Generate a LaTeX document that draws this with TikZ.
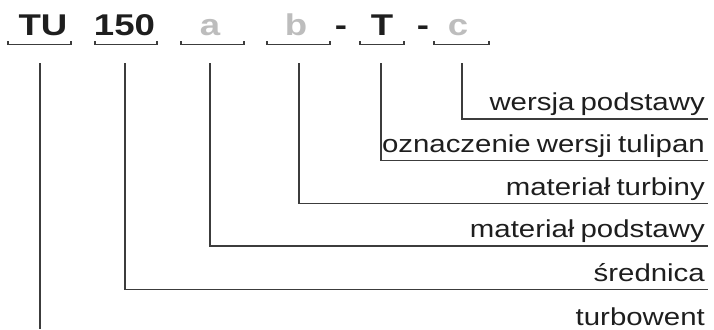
\documentclass[tikz,border=0pt]{standalone}
\usepackage{fontspec}
\setmainfont{Liberation Sans}
\newfontfamily\codefont{Liberation Sans}[FakeStretch=1.22]
\newfontfamily\lblfont{Liberation Sans}[FakeStretch=1.2,WordSpace=0.75]
\definecolor{darkink}{HTML}{1E1E1E}
\definecolor{lineink}{HTML}{3C3C3C}
\definecolor{paleink}{HTML}{BDBDBD}

\begin{document}
\begin{tikzpicture}[x=1pt,y=-1pt,
  code/.style={anchor=base,inner sep=0pt,font=\codefont\bfseries\fontsize{30}{30}\selectfont},
  lbl/.style={anchor=base east,inner sep=0pt,text=darkink,font=\lblfont\fontsize{24.5}{25}\selectfont},
  lead/.style={draw=lineink,line width=1.1pt}]

\useasboundingbox (0,0) rectangle (714,329);

% code letters on top
\foreach \n/\x/\txt/\col in {tu/43/TU/darkink,dia/124.5/150/darkink,ma/210/a/paleink,mb/296/b/paleink,ver/382/T/darkink,mc/458/c/paleink}
{
    \node[code,text=\col] (\n) at (\x,36) {\txt};
}
\node[code,text=darkink] (d1) at (341,36) {-};
\node[code,text=darkink] (d2) at (423,36) {-};

% underlines with small ticks
\foreach \xa/\xb in {8/71,95/157,181/244,267/330,360/404,434/489}
{
    \draw[lead] (\xa,41.5) -- (\xa,44.5) -- (\xb,44.5) -- (\xb,41.5);
}

% leaders and labels
\foreach \i/\x/\y/\txt in {1/462/119/wersja podstawy,2/381/160.7/oznaczenie wersji tulipan,3/299/203.5/materiał turbiny,4/210/246/materiał podstawy,5/125/289.5/średnica}
{
    \coordinate (s\i) at (\x,63);
    \coordinate (e\i) at (708,\y);
    \draw[lead] (s\i) |- (e\i);
    \node[lbl] (l\i) at (705,\fpeval{\y-8.3}) {\txt};
}

\coordinate (s6) at (40,63);
\coordinate (e6) at (40,329);
\draw[lead] (s6) -- (e6);
\node[lbl] (l6) at (705,325) {turbowent};

\end{tikzpicture}
\end{document}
+-------+
_Given instruction:_ Leave out the pictures and output the rest of the material exactly as written.

_Result of this task:_
Generate a LaTeX document that draws this with TikZ.
\documentclass[tikz,border=0pt]{standalone}
\usepackage{fontspec}
\setmainfont{Liberation Sans}
\newfontfamily\codefont{Liberation Sans}[FakeStretch=1.22]
\newfontfamily\lblfont{Liberation Sans}[FakeStretch=1.2,WordSpace=0.75]
\definecolor{darkink}{HTML}{1E1E1E}
\definecolor{lineink}{HTML}{3C3C3C}
\definecolor{paleink}{HTML}{BDBDBD}

\begin{document}
\begin{tikzpicture}[x=1pt,y=-1pt,
  code/.style={anchor=base,inner sep=0pt,font=\codefont\bfseries\fontsize{30}{30}\selectfont},
  lbl/.style={anchor=base east,inner sep=0pt,text=darkink,font=\lblfont\fontsize{24.5}{25}\selectfont},
  lead/.style={draw=lineink,line width=1.1pt}]

\useasboundingbox (0,0) rectangle (714,329);

% code letters on top
\foreach \n/\x/\txt/\col in {tu/43/TU/darkink,dia/124.5/150/darkink,ma/210/a/paleink,mb/296/b/paleink,ver/382/T/darkink,mc/458/c/paleink}
{
    \node[code,text=\col] (\n) at (\x,36) {\txt};
}
\node[code,text=darkink] (d1) at (341,36) {-};
\node[code,text=darkink] (d2) at (423,36) {-};

% underlines with small ticks
\foreach \xa/\xb in {8/71,95/157,181/244,267/330,360/404,434/489}
{
    \draw[lead] (\xa,41.5) -- (\xa,44.5) -- (\xb,44.5) -- (\xb,41.5);
}

% leaders and labels
\foreach \i/\x/\y/\txt in {1/462/119/wersja podstawy,2/381/160.7/oznaczenie wersji tulipan,3/299/203.5/materiał turbiny,4/210/246/materiał podstawy,5/125/289.5/średnica}
{
    \coordinate (s\i) at (\x,63);
    \coordinate (e\i) at (708,\y);
    \draw[lead] (s\i) |- (e\i);
    \node[lbl] (l\i) at (705,\fpeval{\y-8.3}) {\txt};
}

\coordinate (s6) at (40,63);
\coordinate (e6) at (40,329);
\draw[lead] (s6) -- (e6);
\node[lbl] (l6) at (705,325) {turbowent};

\end{tikzpicture}
\end{document}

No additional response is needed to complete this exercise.